Aldermen unanimously approved the purchase from Wisconsin-based Fire Facilities, Inc., during its Monday night council meeting. With installation costs of about $639,000, the total cost of erecting the tower is estimated at about $897,000.
The training tower will become the center piece of a multiple hazard training facility to be located behind the city's Hamilton Road fire station.
Bloomington Fire Department Chief Mike Kimmerling said his firefighters' only options to practice with live fire is for a property owner to donate an unused structure to the department for burning.
"Locations like that are hard to find," Kimmerling said, noting that the state must first approve demolition of such structures. "The days of just getting an old house and deciding to burn it for training just, quite frankly, doesn't exist."

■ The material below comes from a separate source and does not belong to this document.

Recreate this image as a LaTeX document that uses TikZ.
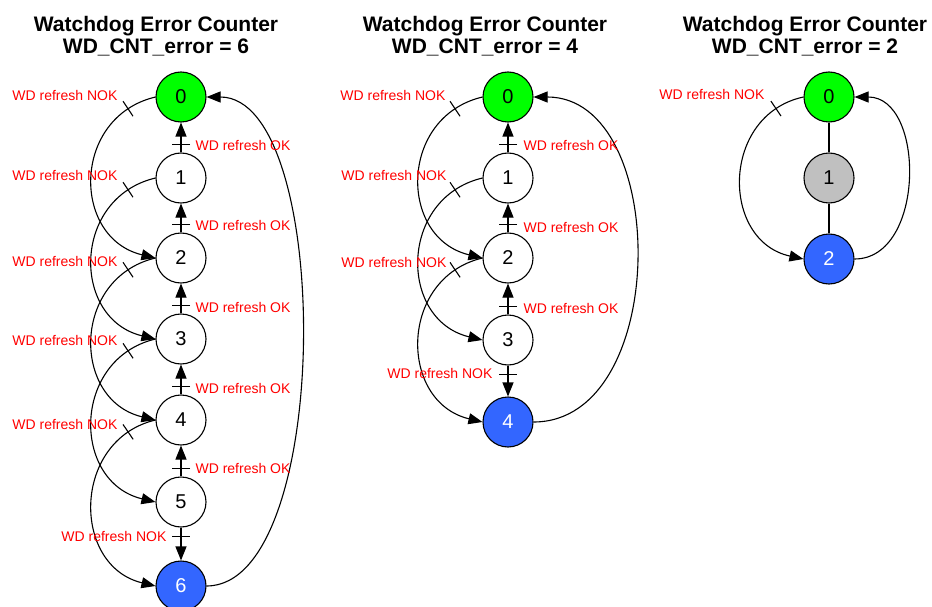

Kimmerling said the city has discussed such a facility for about a decade, and now time is of the essence. Construction material costs are expected to increase by up to 25 percent in the new year and the city has already received a one-year extension on a $405,000 Illinois Department of Commerce and Economic Opportunity grant, which now expires in September 2012.
The city also expects its Foreign Fire Insurance Board to reimburse over six years $150,000 of the tower's cost, bringing the city's total cost to about $342,000.
Kimmerling said the facility will be available to other area departments for an as yet undetermined fee. Any fees collected would only support related maintenance costs..
"I think we go a lot further to building bridges with all of our neighbors by having a facility, offering it for training, in hope of having some reciprocity when it comes to collaboration on interagency response," Kimmerling said.
Ward 7 Alderman Steven Purcell said not approving the training facility would mean "short changing the community."
"When a citizen has a fireman come to their house, they expect them to exactly know what they're doing, with the right equipment, the right gear, the right training and the right experience to where they can take care of the (fire) " Purcell said.